Using Technology to Deepen Democracy, Using Democracy to Ensure Technology Benefits Us All

Saturday, June 09, 2012

Chris Hayes Needs To Get Better At Disallowing the Freakshow

Because Chris Hayes invited libertopian loudmouth Peter Schiff to participate in his panel this morning -- who interrupted everybody else over and over again, and barked his facile slogans over everybody else -- the show was literally unwatchable for twenty minutes, and everybody who watched was more stupid and less capable of responding reasonably to real danger than they were before the show started. After he left there was damage control, but there was no reason for this to happen at all, this is not the first time something like this has happened and experience should have made the last time happen weeks ago. Unless Hayes gets better at making these kooks behave themselves then he needs to stop inviting them on with some fantasy that he is contributing to open dialogue rather than simply allowing sociopathic fraudsters to commandeer what is one of the few mainstream media spaces in which somewhat entertaining reality-based policy analysis can even hope to take place.
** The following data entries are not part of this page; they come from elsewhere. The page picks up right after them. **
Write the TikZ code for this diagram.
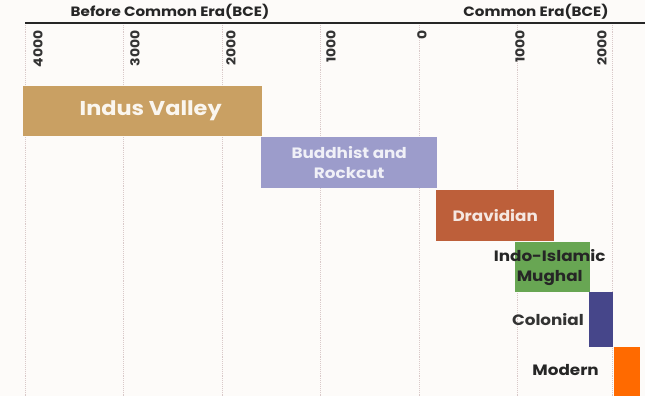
\documentclass[tikz,border=0pt]{standalone}
\usepackage{fontspec}
\setmainfont{Poppins}[FakeStretch=1.12]
\usetikzlibrary{positioning}

\definecolor{paper}{HTML}{FDFBF9}
\definecolor{gridpink}{HTML}{D9C9C9}
\definecolor{indus}{HTML}{C9A063}
\definecolor{buddhist}{HTML}{9C9CCB}
\definecolor{dravidian}{HTML}{BD5F3A}
\definecolor{mughal}{HTML}{68A653}
\definecolor{colonial}{HTML}{46468A}
\definecolor{modern}{HTML}{FF6A00}

\begin{document}
\begin{tikzpicture}[
    x=1pt, y=-1pt,
    era/.style={rectangle, anchor=north west, inner sep=0pt, align=center, font=\bfseries\fontsize{15}{20}\selectfont},
    year/.style={rotate=90, anchor=east, inner sep=0pt, font=\bfseries\fontsize{12.5}{14}\selectfont, text=black!80},
    yearline/.style={gridpink, line width=0.9pt, densely dotted},
    head/.style={font=\bfseries\fontsize{13.5}{15}\selectfont, text=black!85}
]
    \fill[paper] (0,0) rectangle (645,396);
    \useasboundingbox (0,0) rectangle (645,396);

    % year grid and labels
    \foreach \x/\lbl/\lx [count=\i] in {25/4000/38, 123/3000/135, 222/2000/231, 320/1000/331,
                                      419/0/422, 517/1000/520, 612/2000/602} {
        \coordinate (t\i) at (\x,23);
        \coordinate (b\i) at (\x,396);
        \draw[yearline] (t\i) -- (b\i);
        \node[year] (y\i) at (\lx,30) {\lbl};
    }

    % era header
    \coordinate (hl) at (25,23);
    \coordinate (hr) at (645,23);
    \draw[line width=1.8pt, black!85] (hl) -- (hr);
    \node[head] (bce) at (170,12) {Before Common Era(BCE)};
    \node[head] (ce) at (536,12) {Common Era(BCE)};

    % periods
    \node[era, fill=indus, minimum width=239pt, minimum height=50pt, text=white!90!indus,
          font=\bfseries\fontsize{20}{22}\selectfont] (indus) at (23,86) {\hspace*{16pt}Indus Valley};
    \node[era, fill=buddhist, minimum width=176pt, minimum height=51pt, text=white!85!buddhist]
        (buddh) at (261,137) {Buddhist and\\Rockcut};
    \node[era, fill=dravidian, minimum width=118pt, minimum height=51pt, text=white!85!dravidian]
        (drav) at (436,190) {Dravidian};
    \node[era, fill=mughal, minimum width=75pt, minimum height=50pt] (mugh) at (515,242) {};
    \node[era, fill=colonial, minimum width=24pt, minimum height=55pt] (colo) at (589,292) {};
    \node[era, fill=modern, minimum width=26pt, minimum height=49pt] (mod) at (614,347) {};

    % labels that run past their bars
    \node[era, anchor=center, text=black!85, xshift=-3pt] (mughtxt) at (mugh.center) {Indo-Islamic\\Mughal};
    \node[era, anchor=east, text=black!80, left=5pt of colo] (colotxt) {Colonial};
    \node[era, anchor=east, text=black!85, left=15pt of mod, yshift=1.5pt] (modtxt) {Modern};
\end{tikzpicture}
\end{document}
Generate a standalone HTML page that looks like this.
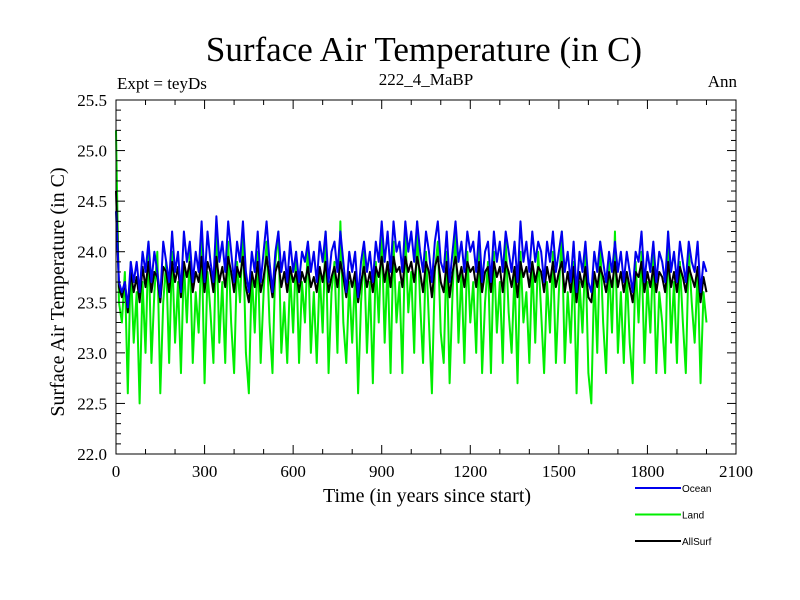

These babbling scrums are not enjoyable to listen to, and if I wanted to hear wingnuts give longform vent to their idiot views I would watch Fox.

4 comments:

jimf said...

> Hayes. . . needs to stop inviting [libertopian loudmouths] on with some
> fantasy that he is contributing to open dialogue rather than simply
> allowing sociopathic fraudsters to commandeer [the discussion].

From Charlie Stross' blog:

http://www.antipope.org/charlie/blog-static/2012/05/meta-comments.html
---------------------
Meta: comments
By Charlie Stross

Much as any artefact exposed to the maw of a small child eventually
becomes soggy and turns brown (after it stops working, if moving parts
are involved), I am coming to the conclusion that any comment thread
on this blog will, between 100 and 200 comments in, circle around to
become a discussion of:

* Space colonization

* Automotive technology

* Things that go fast and explode (rockets, military aircraft)

* Alternative energy (from solar through wind/wave to nuclear)

* Libertarianism (and everything is worse with libertarians)

Am I doing something wrong with the moderation here? Answers on the back of a
postcard, please. . .

-------
Carlos... 13:

. . .

The fifth topic, libertarianism, is the dimethyl mercury of
political discourse. . . There are other places where it can go,
and it's not ever going to add anything to your blog.

-------
Charlie Stross replied... 21:

> The fifth topic, libertarianism, is the dimethyl mercury of
> political discourse

Thank you for that image! Yes, you're right: slips through shields
while nobody's looking and causes a lingering, horrific death.

(Unfortunately, here in the UK, since 1980 libertarianism has succeeded
on the right where trotskyism more or less failed on the left.)

-------
SM... 88:

... Right-libertarians... seem to have a space in the Anglo internet
far greater than their position in general life outside the US, probably
because of their demographics. That said, I don't think it surprising
that an essay on whether the assumtions of Anglo SF from 1940 to 1980
are obsolete should lead to discussions about those assumtions ... and
classic SF did focus on travel and energy technology and contain certain
political currents which those who want rule by money or engineers
find agreeable today.

-------
C... 324:

... Four of those five topics. . . are actually derived from the same
motivation -- the desire to tell others to fuck off.

Space colonization = fuck off, I have my own planet/O'Neill colony.

Fast Cars = fuck off, and eat my dust, slowpoke. Also, screw public transportation,
I have a car.

Military tech = fuck off or I'll kill you.

Libertarianism = just plain fuck off.

-------
Charlie Stross replied... 361:

Excellent analysis! I will have to try out the "fuck off" attractor tag
as a yardstick and see if it measures up in all cases ...

-------
C replied... 452:

"Excellent analysis! ..."

It may also explain why debates between libertarians and the more
social turn acrimonious so rapidly.

The libertarian is expressing his unstated feeling that other people are
somehow threatening and that he thinks that some degree of physical, political,
or economic separation is necessary for his peace of mind.

The more social person perceives this as a threat, because subdividing
the polity is going to shaft those with the short end of the economic stick.
He tells the libertarian that he's stuck with other people whether he wants
to be or not.

And then both sides keep aggressively stabbing at the other's main worry
instead of seeking some way to arrange at a situation that's not a threat
to either.

Barkeron said...

Another argument inspired by something Mr. Stross once said: the only reason Libersociopathism still enjoys a large fandom is that it doesn't (yet) list a failed state in its track record like Leninism does.

Dale Carrico said...

Also, there is the pesky problem that the failure of the state is its desired end state.

Athena Andreadis said...

The status of the US and the EU after they religiously (and I use the term deliberately) obeyed the libertarian "logic" shows that they can most certainly list failed states in their track record. To say nothing of the state of Latin America and Africa after the IMF "remedy" regimes.